Skip the pictures. Set down, word for word, the lines from the start of the material up to and including the line with "const yTicks = [40, 50, 60, 70, 80, 90, 100];".

— start —

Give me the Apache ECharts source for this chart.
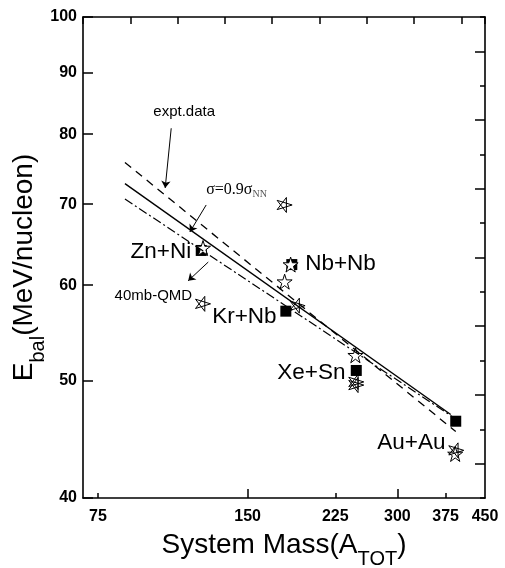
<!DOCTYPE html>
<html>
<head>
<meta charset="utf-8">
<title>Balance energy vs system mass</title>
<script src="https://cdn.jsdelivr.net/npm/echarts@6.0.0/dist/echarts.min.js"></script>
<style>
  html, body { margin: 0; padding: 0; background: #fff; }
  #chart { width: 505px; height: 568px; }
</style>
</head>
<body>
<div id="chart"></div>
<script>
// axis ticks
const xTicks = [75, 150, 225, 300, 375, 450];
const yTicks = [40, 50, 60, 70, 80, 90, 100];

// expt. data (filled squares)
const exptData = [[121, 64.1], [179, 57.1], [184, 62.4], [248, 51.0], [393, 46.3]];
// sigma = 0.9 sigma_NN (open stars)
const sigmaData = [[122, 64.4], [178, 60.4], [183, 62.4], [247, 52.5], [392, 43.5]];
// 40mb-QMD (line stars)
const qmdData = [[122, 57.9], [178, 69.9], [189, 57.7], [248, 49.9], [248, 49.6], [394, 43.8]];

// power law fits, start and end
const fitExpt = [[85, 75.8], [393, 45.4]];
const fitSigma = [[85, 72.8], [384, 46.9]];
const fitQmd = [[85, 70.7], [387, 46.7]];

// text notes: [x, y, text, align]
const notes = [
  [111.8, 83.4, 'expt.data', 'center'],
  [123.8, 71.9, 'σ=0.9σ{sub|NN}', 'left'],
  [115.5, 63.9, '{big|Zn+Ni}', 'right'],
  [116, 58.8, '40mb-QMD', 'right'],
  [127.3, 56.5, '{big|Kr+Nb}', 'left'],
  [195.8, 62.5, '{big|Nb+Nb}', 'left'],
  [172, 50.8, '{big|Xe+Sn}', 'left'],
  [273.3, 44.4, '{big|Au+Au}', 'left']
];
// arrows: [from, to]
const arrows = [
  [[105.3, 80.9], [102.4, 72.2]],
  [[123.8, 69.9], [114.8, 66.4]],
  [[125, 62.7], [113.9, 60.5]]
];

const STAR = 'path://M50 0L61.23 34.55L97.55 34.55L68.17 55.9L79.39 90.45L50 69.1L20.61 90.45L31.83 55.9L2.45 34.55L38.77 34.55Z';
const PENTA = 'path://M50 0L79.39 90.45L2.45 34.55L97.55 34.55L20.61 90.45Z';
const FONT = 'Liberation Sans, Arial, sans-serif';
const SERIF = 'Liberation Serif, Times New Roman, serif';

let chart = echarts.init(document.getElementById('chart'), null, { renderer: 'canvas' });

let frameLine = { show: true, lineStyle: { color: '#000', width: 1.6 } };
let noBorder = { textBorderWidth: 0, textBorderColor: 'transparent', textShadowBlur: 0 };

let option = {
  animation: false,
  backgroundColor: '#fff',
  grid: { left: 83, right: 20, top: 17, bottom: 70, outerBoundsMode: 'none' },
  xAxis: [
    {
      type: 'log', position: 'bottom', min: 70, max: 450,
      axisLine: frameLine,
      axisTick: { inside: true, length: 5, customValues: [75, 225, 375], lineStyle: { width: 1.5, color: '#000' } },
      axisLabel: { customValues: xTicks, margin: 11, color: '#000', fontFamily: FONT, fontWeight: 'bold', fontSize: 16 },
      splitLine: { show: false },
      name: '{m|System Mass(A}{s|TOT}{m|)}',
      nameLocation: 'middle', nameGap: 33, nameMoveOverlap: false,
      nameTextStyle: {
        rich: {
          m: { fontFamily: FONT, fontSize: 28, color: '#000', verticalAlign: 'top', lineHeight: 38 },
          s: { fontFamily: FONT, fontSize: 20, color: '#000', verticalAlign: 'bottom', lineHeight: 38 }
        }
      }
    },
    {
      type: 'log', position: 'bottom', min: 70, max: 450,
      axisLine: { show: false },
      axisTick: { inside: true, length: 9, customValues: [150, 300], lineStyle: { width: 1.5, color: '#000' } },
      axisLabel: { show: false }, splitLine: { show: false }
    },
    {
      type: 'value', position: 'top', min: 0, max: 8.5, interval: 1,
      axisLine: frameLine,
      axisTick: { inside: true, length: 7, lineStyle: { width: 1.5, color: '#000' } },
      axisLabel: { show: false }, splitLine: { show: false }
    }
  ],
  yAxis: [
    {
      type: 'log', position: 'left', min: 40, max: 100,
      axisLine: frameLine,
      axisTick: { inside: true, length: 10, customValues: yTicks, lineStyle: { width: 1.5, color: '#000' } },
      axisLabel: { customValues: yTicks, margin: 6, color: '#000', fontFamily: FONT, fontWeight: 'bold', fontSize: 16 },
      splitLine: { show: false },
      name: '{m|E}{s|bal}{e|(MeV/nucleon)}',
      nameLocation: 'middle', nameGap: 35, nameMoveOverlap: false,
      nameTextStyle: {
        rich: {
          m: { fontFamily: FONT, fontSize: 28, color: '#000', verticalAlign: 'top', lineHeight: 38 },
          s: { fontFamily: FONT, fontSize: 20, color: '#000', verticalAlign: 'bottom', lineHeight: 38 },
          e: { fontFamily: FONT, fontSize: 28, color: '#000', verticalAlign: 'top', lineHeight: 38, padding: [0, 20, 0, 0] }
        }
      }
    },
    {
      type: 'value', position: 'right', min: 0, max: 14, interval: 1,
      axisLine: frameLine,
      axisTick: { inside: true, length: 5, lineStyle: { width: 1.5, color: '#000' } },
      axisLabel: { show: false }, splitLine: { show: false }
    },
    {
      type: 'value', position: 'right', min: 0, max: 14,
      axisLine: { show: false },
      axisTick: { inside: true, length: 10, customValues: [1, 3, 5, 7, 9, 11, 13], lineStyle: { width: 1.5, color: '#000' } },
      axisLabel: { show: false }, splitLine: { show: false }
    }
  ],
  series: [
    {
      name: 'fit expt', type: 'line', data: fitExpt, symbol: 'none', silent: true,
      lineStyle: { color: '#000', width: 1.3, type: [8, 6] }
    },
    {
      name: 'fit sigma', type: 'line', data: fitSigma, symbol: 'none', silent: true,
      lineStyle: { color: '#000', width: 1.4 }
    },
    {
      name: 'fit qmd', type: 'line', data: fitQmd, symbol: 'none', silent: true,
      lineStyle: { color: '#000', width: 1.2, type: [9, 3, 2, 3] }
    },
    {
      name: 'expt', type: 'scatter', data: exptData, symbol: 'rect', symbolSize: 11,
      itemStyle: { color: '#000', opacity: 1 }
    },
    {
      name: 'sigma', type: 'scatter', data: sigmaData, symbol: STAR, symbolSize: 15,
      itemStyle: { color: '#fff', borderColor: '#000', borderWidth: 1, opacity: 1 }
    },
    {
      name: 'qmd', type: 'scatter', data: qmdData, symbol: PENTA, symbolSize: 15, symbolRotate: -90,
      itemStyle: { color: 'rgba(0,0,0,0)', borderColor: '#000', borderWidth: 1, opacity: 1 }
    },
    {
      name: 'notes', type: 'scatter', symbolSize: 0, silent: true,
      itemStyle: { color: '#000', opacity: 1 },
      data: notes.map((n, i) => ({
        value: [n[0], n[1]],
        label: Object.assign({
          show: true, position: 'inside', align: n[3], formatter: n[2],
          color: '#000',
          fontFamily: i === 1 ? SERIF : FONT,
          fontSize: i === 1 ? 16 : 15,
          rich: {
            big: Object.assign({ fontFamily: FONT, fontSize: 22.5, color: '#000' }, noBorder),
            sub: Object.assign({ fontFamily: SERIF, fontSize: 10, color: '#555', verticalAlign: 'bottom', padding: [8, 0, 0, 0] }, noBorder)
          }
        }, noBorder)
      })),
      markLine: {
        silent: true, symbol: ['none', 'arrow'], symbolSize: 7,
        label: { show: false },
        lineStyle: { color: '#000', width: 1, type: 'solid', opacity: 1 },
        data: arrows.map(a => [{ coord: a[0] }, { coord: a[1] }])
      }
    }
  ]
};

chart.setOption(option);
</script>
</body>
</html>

— end —

**Exercise response:**
Give me the Apache ECharts source for this chart.
<!DOCTYPE html>
<html>
<head>
<meta charset="utf-8">
<title>Balance energy vs system mass</title>
<script src="https://cdn.jsdelivr.net/npm/echarts@6.0.0/dist/echarts.min.js"></script>
<style>
  html, body { margin: 0; padding: 0; background: #fff; }
  #chart { width: 505px; height: 568px; }
</style>
</head>
<body>
<div id="chart"></div>
<script>
// axis ticks
const xTicks = [75, 150, 225, 300, 375, 450];
const yTicks = [40, 50, 60, 70, 80, 90, 100];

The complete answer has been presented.